Given exercise:
Set down all of the data that follows word for word, without the images.

-- START OF Entries provided --

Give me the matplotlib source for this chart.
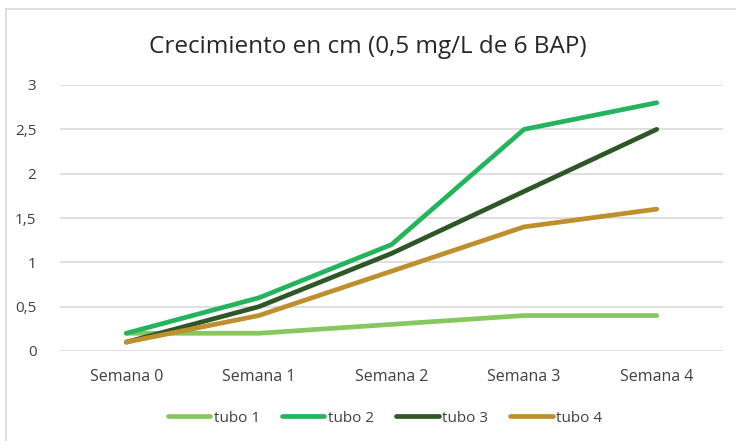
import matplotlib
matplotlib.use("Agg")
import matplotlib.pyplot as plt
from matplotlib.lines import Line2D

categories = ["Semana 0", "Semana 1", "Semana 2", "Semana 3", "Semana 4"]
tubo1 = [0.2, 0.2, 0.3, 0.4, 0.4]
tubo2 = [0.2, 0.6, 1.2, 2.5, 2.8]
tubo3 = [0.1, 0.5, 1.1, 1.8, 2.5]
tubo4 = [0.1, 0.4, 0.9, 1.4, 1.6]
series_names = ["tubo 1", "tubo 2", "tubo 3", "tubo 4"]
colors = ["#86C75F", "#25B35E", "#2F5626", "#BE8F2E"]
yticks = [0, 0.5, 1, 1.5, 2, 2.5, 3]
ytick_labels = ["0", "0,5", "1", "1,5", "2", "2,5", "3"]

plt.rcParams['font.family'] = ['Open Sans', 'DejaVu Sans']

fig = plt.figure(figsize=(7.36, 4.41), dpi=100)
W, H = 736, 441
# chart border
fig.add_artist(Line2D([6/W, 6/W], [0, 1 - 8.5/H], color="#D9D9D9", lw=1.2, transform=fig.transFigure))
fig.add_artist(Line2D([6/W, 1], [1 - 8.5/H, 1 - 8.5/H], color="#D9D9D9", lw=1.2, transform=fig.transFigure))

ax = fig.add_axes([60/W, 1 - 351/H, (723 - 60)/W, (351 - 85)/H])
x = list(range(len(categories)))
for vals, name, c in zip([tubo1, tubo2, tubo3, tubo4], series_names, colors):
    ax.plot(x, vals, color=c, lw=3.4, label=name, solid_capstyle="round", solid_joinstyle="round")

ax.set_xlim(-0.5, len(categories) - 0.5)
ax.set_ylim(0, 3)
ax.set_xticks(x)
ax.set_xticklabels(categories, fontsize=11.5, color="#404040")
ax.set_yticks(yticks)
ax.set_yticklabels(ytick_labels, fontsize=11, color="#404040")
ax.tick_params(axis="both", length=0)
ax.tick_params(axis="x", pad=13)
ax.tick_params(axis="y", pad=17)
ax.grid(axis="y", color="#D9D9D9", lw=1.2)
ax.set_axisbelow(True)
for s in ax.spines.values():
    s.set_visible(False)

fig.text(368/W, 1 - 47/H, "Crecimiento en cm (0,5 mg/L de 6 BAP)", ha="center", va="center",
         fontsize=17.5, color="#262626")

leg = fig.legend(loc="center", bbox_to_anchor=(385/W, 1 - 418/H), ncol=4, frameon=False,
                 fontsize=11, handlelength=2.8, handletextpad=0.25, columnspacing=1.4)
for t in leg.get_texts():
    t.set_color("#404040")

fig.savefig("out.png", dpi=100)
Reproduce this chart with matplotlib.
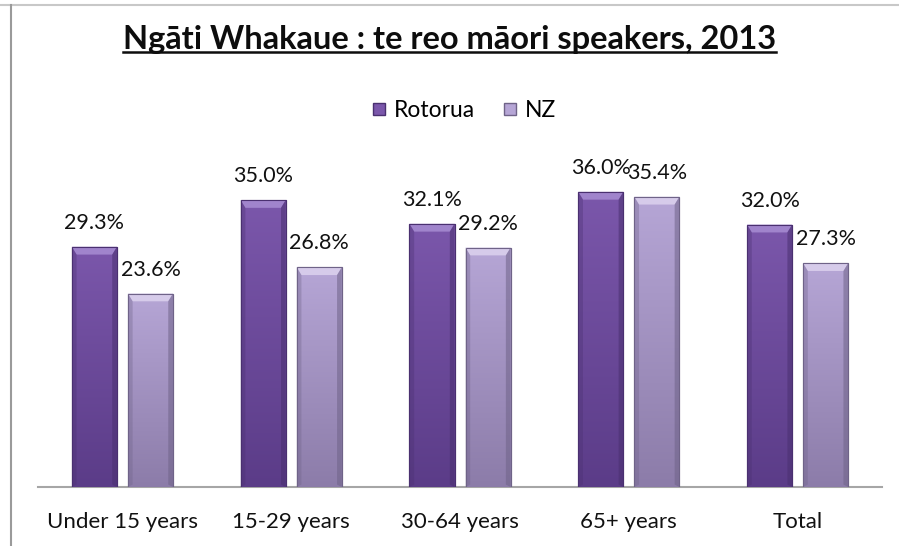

-- END OF Entries provided --

Expected answer:
Give me the matplotlib source for this chart.
import matplotlib
matplotlib.use("Agg")
import matplotlib.pyplot as plt
from matplotlib.lines import Line2D

categories = ["Semana 0", "Semana 1", "Semana 2", "Semana 3", "Semana 4"]
tubo1 = [0.2, 0.2, 0.3, 0.4, 0.4]
tubo2 = [0.2, 0.6, 1.2, 2.5, 2.8]
tubo3 = [0.1, 0.5, 1.1, 1.8, 2.5]
tubo4 = [0.1, 0.4, 0.9, 1.4, 1.6]
series_names = ["tubo 1", "tubo 2", "tubo 3", "tubo 4"]
colors = ["#86C75F", "#25B35E", "#2F5626", "#BE8F2E"]
yticks = [0, 0.5, 1, 1.5, 2, 2.5, 3]
ytick_labels = ["0", "0,5", "1", "1,5", "2", "2,5", "3"]

plt.rcParams['font.family'] = ['Open Sans', 'DejaVu Sans']

fig = plt.figure(figsize=(7.36, 4.41), dpi=100)
W, H = 736, 441
# chart border
fig.add_artist(Line2D([6/W, 6/W], [0, 1 - 8.5/H], color="#D9D9D9", lw=1.2, transform=fig.transFigure))
fig.add_artist(Line2D([6/W, 1], [1 - 8.5/H, 1 - 8.5/H], color="#D9D9D9", lw=1.2, transform=fig.transFigure))

ax = fig.add_axes([60/W, 1 - 351/H, (723 - 60)/W, (351 - 85)/H])
x = list(range(len(categories)))
for vals, name, c in zip([tubo1, tubo2, tubo3, tubo4], series_names, colors):
    ax.plot(x, vals, color=c, lw=3.4, label=name, solid_capstyle="round", solid_joinstyle="round")

ax.set_xlim(-0.5, len(categories) - 0.5)
ax.set_ylim(0, 3)
ax.set_xticks(x)
ax.set_xticklabels(categories, fontsize=11.5, color="#404040")
ax.set_yticks(yticks)
ax.set_yticklabels(ytick_labels, fontsize=11, color="#404040")
ax.tick_params(axis="both", length=0)
ax.tick_params(axis="x", pad=13)
ax.tick_params(axis="y", pad=17)
ax.grid(axis="y", color="#D9D9D9", lw=1.2)
ax.set_axisbelow(True)
for s in ax.spines.values():
    s.set_visible(False)

fig.text(368/W, 1 - 47/H, "Crecimiento en cm (0,5 mg/L de 6 BAP)", ha="center", va="center",
         fontsize=17.5, color="#262626")

leg = fig.legend(loc="center", bbox_to_anchor=(385/W, 1 - 418/H), ncol=4, frameon=False,
                 fontsize=11, handlelength=2.8, handletextpad=0.25, columnspacing=1.4)
for t in leg.get_texts():
    t.set_color("#404040")

fig.savefig("out.png", dpi=100)
Reproduce this chart with matplotlib.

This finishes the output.